Encore une fois, nous sommes très éloignés des clichés d’une Caraïbe-carte-postale faite pour les touristes fatigués, épuisés d’une « civilisation » qui les a fragilisés pour la consommation et qui donne à voir la Caraïbe comme dépotoir de leur érection facile, de leur endurance molle…La Caraïbe est la mère : amour et souffrance, souffrance et espoir ; dureté et résistance. C’est pour cette raison que, malgré la fragilité, nous osons déclarer : dansons, dansons…Rentrons dans la danse… tournoyons-nous selon le kwaze lewit, selon le lewoz oublions le prochain cyclone, oublions le prochain séisme, occupons-nous de l’instant de la danse.

C’est bien cette attention au présent qui nous donne la conscience aigue du tragique, de la dérision… C’est cette conscience de la domination qui nous porte à nous moquer de la vie dans un verre de rhum où nous rencontrons l’histoire de nos ancêtres, leurs efforts, leur sueur qui nous transmet la compréhension que l’union est la force, mais avant tout il faut  vivre, marronner dans le cœur de la domination.

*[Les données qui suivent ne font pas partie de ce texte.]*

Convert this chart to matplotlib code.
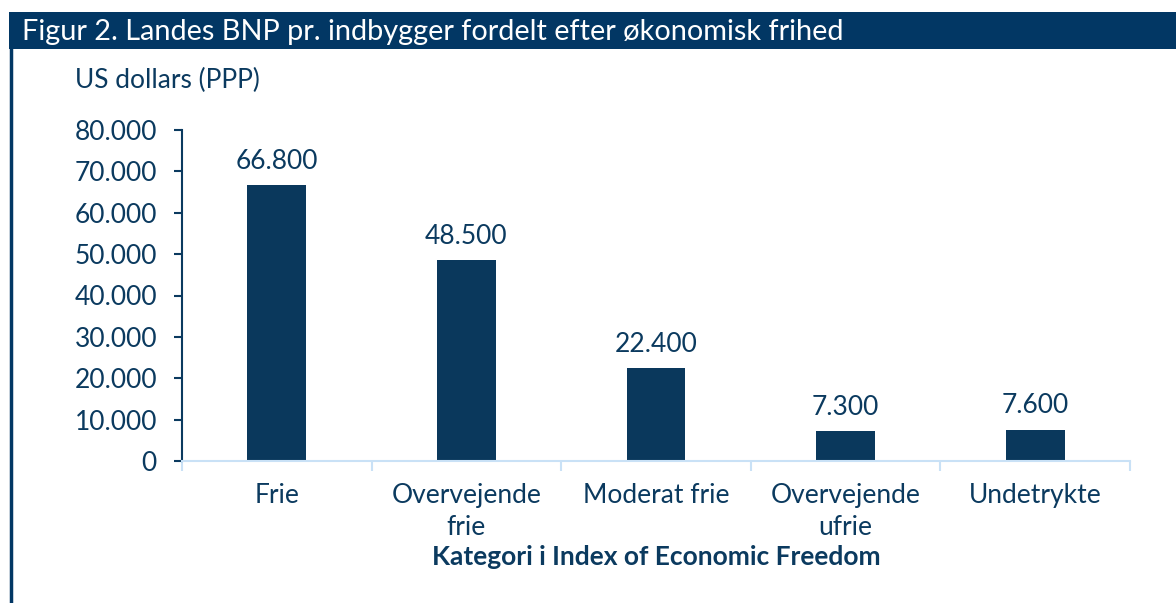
import matplotlib
matplotlib.use("Agg")
import matplotlib.pyplot as plt
from matplotlib.patches import Rectangle
from matplotlib.lines import Line2D

categories = ["Frie", "Overvejende\nfrie", "Moderat frie", "Overvejende\nufrie", "Undetrykte"]
values = [66800, 48500, 22400, 7300, 7600]
yticks = [0, 10000, 20000, 30000, 40000, 50000, 60000, 70000, 80000]
title = "Figur 2. Landes BNP pr. indbygger fordelt efter økonomisk frihed"
ylabel = "US dollars (PPP)"
xlabel = "Kategori i Index of Economic Freedom"

NAVY = "#0b3a5f"
BAR = "#0a385c"
HEAD = "#023764"
LIGHT = "#c9e1f6"

plt.rcParams["font.family"] = ["Lato", "DejaVu Sans"]

W, H = 1176, 603
fig = plt.figure(figsize=(W / 100, H / 100), dpi=100)

# Header bar and left frame line
fig.add_artist(Rectangle((9 / W, 1 - 49 / H), 1 - 9 / W, 37 / H, transform=fig.transFigure,
                         facecolor=HEAD, edgecolor="none"))
fig.add_artist(Line2D([10.5 / W, 10.5 / W], [0, 1 - 49 / H], transform=fig.transFigure,
                      color=HEAD, linewidth=2.5))
fig.text(22 / W, 1 - 32 / H, title, color="white", fontsize=20.8, va="center", ha="left")
fig.text(75 / W, 1 - 80 / H, ylabel, color=NAVY, fontsize=19, va="center", ha="left")

ax = fig.add_axes([182 / W, 1 - 461 / H, (1130 - 182) / W, (461 - 130) / H])
x = list(range(len(categories)))
bars = ax.bar(x, values, width=0.31, color=BAR, zorder=2)
for xi, v in zip(x, values):
    ax.annotate(f"{v:,.0f}".replace(",", "."), (xi, v), xytext=(0, 8), textcoords="offset points",
                ha="center", va="bottom", color=NAVY, fontsize=19)

ax.set_xlim(-0.5, len(categories) - 0.5)
ax.set_ylim(0, 80000)
ax.set_yticks(yticks)
ax.set_yticklabels([f"{t:,.0f}".replace(",", ".") for t in yticks])
ax.set_xticks(x)
ax.set_xticklabels(categories)
ax.set_xticks([i - 0.5 for i in range(len(categories) + 1)], minor=True)

for s in ["top", "right"]:
    ax.spines[s].set_visible(False)
ax.spines["left"].set_color(NAVY)
ax.spines["left"].set_linewidth(1.5)
ax.spines["bottom"].set_color(LIGHT)
ax.spines["bottom"].set_linewidth(1.5)

ax.tick_params(axis="y", direction="out", length=6, width=1.5, color=NAVY,
               labelcolor=NAVY, labelsize=19, pad=12)
ax.tick_params(axis="x", which="major", length=0, labelcolor=NAVY, labelsize=19, pad=16)
ax.tick_params(axis="x", which="minor", direction="out", length=7, width=1.5, color=LIGHT)
for lbl in ax.get_xticklabels():
    lbl.set_linespacing(1.35)

fig.text(656 / W, 1 - 557 / H, xlabel, color=NAVY, fontsize=19, fontweight="bold",
         ha="center", va="center")

fig.savefig("out.png", dpi=100)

Ceux-là qui se stressent de leur force de domination sont fascinés par ce qu’ils désignent notre « nonchalance », notre « frivolité »… Ils sont vraiment incapables de comprendre qu’une île qui se meurt, qu’une société qui a fait le pari de la vie ne saurait se perdre dans des calculs mortifères et ascétiques, qu’une terre cuite de manipulations, de dominations capitalistiques et secouée ou ravager par les séismes et les cyclones ne peut miser que sur la vie à vivre pleinement chaque jour.